Итак, доктор Никишин со своим инструментом отправился на Валек. С ним увязался Ляндрес. Необходимость своего присутствия он мотивировал тем, что надо проверить наличие медикаментов: ведь этим заключенным доверять нельзя!
Они остались и на похороны. Никишин произнес у открытой могилы такую прочувствованную речь, что до слез растрогал и бывших его пациентов, и сотрудников — одним словом, всех, и они снабдили его тремя большущими рыбинами свежего копчения (основное население Валька — рыбаки).
Регулярного сообщения между Вальком и Норильском в те годы не было, и их подбросила до девятого лаготделения попутная машина, ехавшая в совхоз, а оттуда до Соцгорода добираться надо было пешком.
Никишин был хороший ходок, Дмоховский тоже. Оба они были в сапогах, и бездорожье им было нипочем. Но с Ляндресом дело обстояло хуже. В галошах и пальто, непривычному к ходьбе человеку пришлось туго.

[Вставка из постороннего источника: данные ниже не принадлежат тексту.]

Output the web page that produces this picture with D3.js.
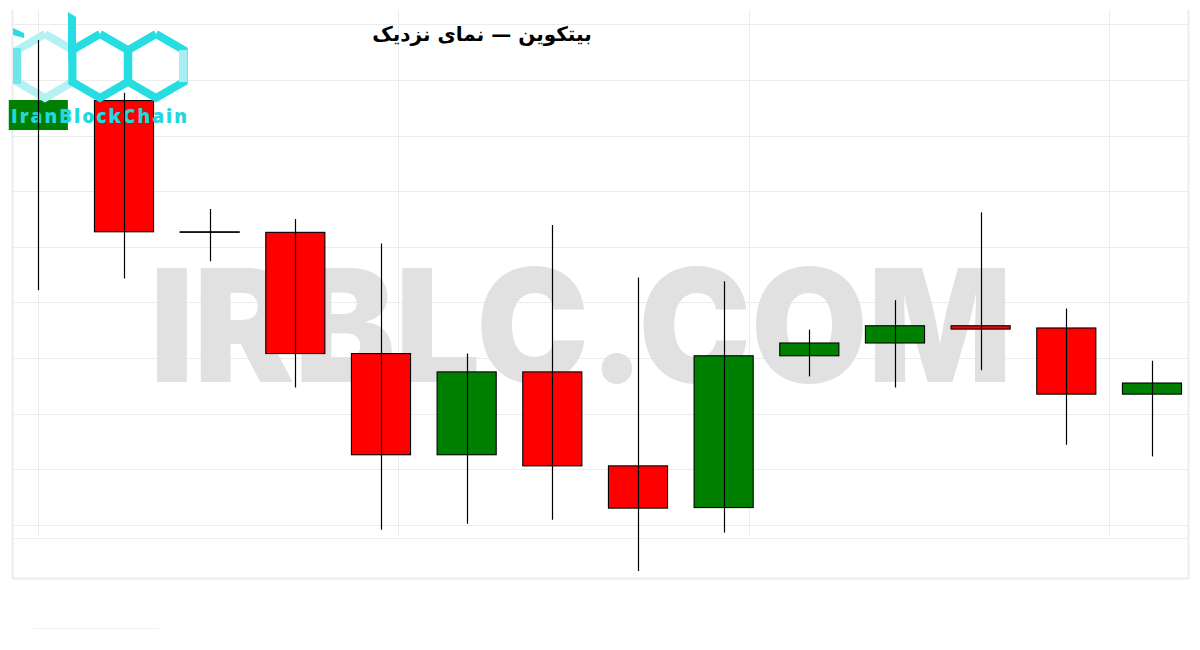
<!DOCTYPE html>
<html>
<head>
<meta charset="utf-8">
<script src="https://d3js.org/d3.v7.min.js"></script>
<style>
  body { margin: 0; background: #fff; }
  svg { display: block; }
</style>
</head>
<body>
<svg id="chart" width="1200" height="650"></svg>
<script>
// candles, oldest first (prices in USD)
var candles = ["c01","c02","c03","c04","c05","c06","c07","c08","c09","c10","c11","c12","c13","c14"]
var opens  = [9910, 9963, 9727, 9726, 9508, 9326, 9475, 9306, 9231, 9504, 9527, 9558, 9554, 9435]
var highs  = [10072, 9977, 9768, 9750, 9706, 9508, 9739, 9645, 9638, 9551, 9604, 9762, 9589, 9495]
var lows   = [9622, 9643, 9674, 9447, 9191, 9202, 9209, 9117, 9186, 9467, 9447, 9478, 9344, 9323]
var closes = [9964, 9727, 9726, 9508, 9326, 9475, 9306, 9230, 9504, 9527, 9558, 9552, 9435, 9455]

var priceTicks = [9200, 9300, 9400, 9500, 9600, 9700, 9800, 9900, 10000, 10100]
var timeTicks = [0, 4.2, 8.3, 12.5]   // vertical grid, in candle units

var title = "بیتکوین — نمای نزدیک"
var watermark = "IRBLC.COM"
var logoText = "IranBlockChain"

var svg = d3.select("#chart")

var x = d3.scaleBand().domain(candles).range([-4.5, 1194.8]).paddingInner(0.31).paddingOuter(0.155)
var xi = d3.scaleLinear().domain([0, candles.length - 1]).range([x(candles[0]) + x.bandwidth()/2, x(candles[13]) + x.bandwidth()/2])
var y = d3.scaleLinear().domain([9200, 10000]).range([524.8, 80])

// faint grid
var grid = svg.append("g").attr("stroke", "#ececec").attr("stroke-width", 1)
grid.selectAll(".h").data(priceTicks).enter().append("line")
  .attr("x1", 12).attr("x2", 1188)
  .attr("y1", function(d){ return Math.round(y(d)) + 0.5 }).attr("y2", function(d){ return Math.round(y(d)) + 0.5 })
grid.selectAll(".v").data(timeTicks).enter().append("line")
  .attr("y1", 10).attr("y2", 535)
  .attr("x1", function(d){ return Math.round(xi(d)) + 0.5 }).attr("x2", function(d){ return Math.round(xi(d)) + 0.5 })
svg.append("path").attr("d", "M12.5,10 L12.5,578.5 L1188.5,578.5 L1188.5,10")
  .attr("fill", "none").attr("stroke", "#ececec").attr("stroke-width", 2)
svg.append("line").attr("x1", 12).attr("x2", 1188).attr("y1", 538.5).attr("y2", 538.5).attr("stroke", "#efefef")
svg.append("line").attr("x1", 33).attr("x2", 158).attr("y1", 628.5).attr("y2", 628.5).attr("stroke", "#f2f2f2")

// watermark
svg.append("text").attr("x", 150).attr("y", 382).text(watermark)
  .attr("font-family", "Inter, 'DejaVu Sans', sans-serif").attr("font-weight", 900).attr("font-size", 157)
  .attr("textLength", 862).attr("lengthAdjust", "spacingAndGlyphs").attr("fill", "#e1e1e1")

// title
svg.append("text").attr("x", 482).attr("y", 41).attr("text-anchor", "middle").text(title)
  .attr("font-family", "'DejaVu Sans', sans-serif").attr("font-weight", "bold").attr("font-size", 20)
  .attr("direction", "rtl").attr("fill", "#000")

var idx = d3.range(candles.length)
function cx(i){ return x(candles[i]) + x.bandwidth()/2 }

// bodies
svg.append("g").selectAll("rect").data(idx).enter().append("rect")
  .attr("x", function(i){ return x(candles[i]) })
  .attr("width", x.bandwidth())
  .attr("y", function(i){ return y(Math.max(opens[i], closes[i])) })
  .attr("height", function(i){ return Math.max(0.5, Math.abs(y(opens[i]) - y(closes[i]))) })
  .attr("fill", function(i){ return closes[i] >= opens[i] ? "#008000" : "#ff0000" })
  .attr("stroke", "#000").attr("stroke-width", function(i){ return i == 0 ? 0 : 1.1 })

// logo (hexagons + name)
function hex(cxh, cyh, r){
  var pts = d3.range(7).map(function(k){
    var a = Math.PI/2 + k*Math.PI/3
    return [cxh + r*Math.cos(a), cyh - r*Math.sin(a)]
  })
  return d3.line()(pts)
}
var logo = svg.append("g")
logo.append("path").attr("d", hex(45, 66, 32)).attr("fill", "none").attr("stroke", "#b4f1f3").attr("stroke-width", 8)
logo.append("path").attr("d", hex(100, 66, 32)).attr("fill", "none").attr("stroke", "#26dde2").attr("stroke-width", 8)
logo.append("path").attr("d", hex(156, 66, 32)).attr("fill", "none").attr("stroke", "#26dde2").attr("stroke-width", 8)
logo.append("path").attr("d", "M183,50 L183,82").attr("fill", "none").attr("stroke", "#a6eef1").attr("stroke-width", 8)
logo.append("path").attr("d", "M68,12 L76,17 L76,60 L68,60 Z").attr("fill", "#26dde2")
logo.append("path").attr("d", "M13,28 L24,33 L24,38 L13,35 Z").attr("fill", "#26dde2")
logo.append("path").attr("d", "M17,48 L17,84").attr("stroke", "#6fe6ea").attr("stroke-width", 8)
logo.append("text").attr("x", 11).attr("y", 123).text(logoText)
  .attr("font-family", "'Open Sans', 'DejaVu Sans', sans-serif").attr("font-weight", 800).attr("font-size", 19)
  .attr("textLength", 176).attr("lengthAdjust", "spacing").attr("fill", "#24d6de")

// wicks
svg.append("g").selectAll("line").data(idx).enter().append("line")
  .attr("x1", function(i){ return Math.round(cx(i)) + 0.5 }).attr("x2", function(i){ return Math.round(cx(i)) + 0.5 })
  .attr("y1", function(i){ return y(highs[i]) }).attr("y2", function(i){ return y(lows[i]) })
  .attr("stroke", "#000").attr("stroke-width", 1.2)
</script>
</body>
</html>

Однако Никишин нашел выход из положения: он предложил… перевозить его на спине через лужи и участки особенно непроходимой грязи!
И, хотя Никишин был значительно старше Ляндреса, но Ляндрес принял это предложение как нечто должное и взгромоздился на спину старика…
Увы! У «коня» было больше рвения, чем сил, и, переходя через особенно глубокое болото, Никишин увяз и… уронил Ляндреса в грязь!
Тот ужасно рассвирепел и долго не мог ему этого простить, особенно после того как Павел Евдокимович разделил поровну эти три рыбы на нас шестерых.
Как я уже упоминала, Никишин был настоящим коммунистом в лучшем смысле этого слова и не разрешал себе никаких прерогатив. Даже те полкило сгущенного молока, которые ему, как вольному, давали за вредность (за работу в морге), он разделил между нами поровну, хотя сам был большим сладкоежкой.
— Представьте себе! Мне полагалась половина, то есть полторы рыбины, а он разделил на всех… Такую рыбу дал каким-то заключенным! Они не имели на нее никакого права, а он им дал столько же, сколько и мне!
Следующий месяц был для меня очень мучительным, полным разочарования, обиды и даже отчаяния.
Бедный Павел Евдокимович! Ему было едва ли не хуже, чем мне.
Говорят: «Храбрый умирает один раз, трус — сто раз…»
Он метался: а вдруг на место Веры Ивановны назначат Хаю Яковлевну?! Ту самую, чьи «ошибки», последствием которых была смерть, Фрося внесла в протокол? И доктор Кузнецов ею недоволен, а Кузнецов ой как опасен, он может любой донос написать! Кузнецов — специалист по абортам, в те годы запрещенным, и те начальники, у которых есть жены, еще как к нему прислушиваются! А затем здесь, в морге, расположился, и, по-видимому, надолго, Ляндрес. Ему надо угодить… Ляндрес — известный стукач.
Булавочные уколы или укусы ядовитого насекомого?
…В морг я приходила рано утром, а уходила после ужина.
Все вольные и расконвоированные могли уходить и приходить в любое время. Я была бессменным дежурным, ведь покойников могли доставить когда угодно. Иногда надо было сделать срочное вскрытие, дать справку или ответить на телефонный вопрос.
И в будни, и в выходные я была на своем посту. Тут я могла изучать анатомию — медицинская библиотека была неплохая.
Наконец, я могла рисовать.
В морге я не так горько чувствовала свою неволю.
Я сижу за книгой. Фасции, сухожилия… Я с головой ушла в схему. Уже пятый час. Скоро Жуко принесет ужин.
Ляндрес пришел с работы. Прошел в кабинет Павла Евдокимовича.
Слышу:
— Эта заключенная еще здесь? Она свою работу закончила. Пускай идет в зону: заключенной здесь нечего находиться в нерабочее время!
У Павла Евдокимовича очень несчастный вид. Он мнется, не смотрит мне в глаза:
— Ты бы, Фросинька, шла отдыхать…
Я ухожу. Без ужина. Ляндрес не скрывает своего торжества.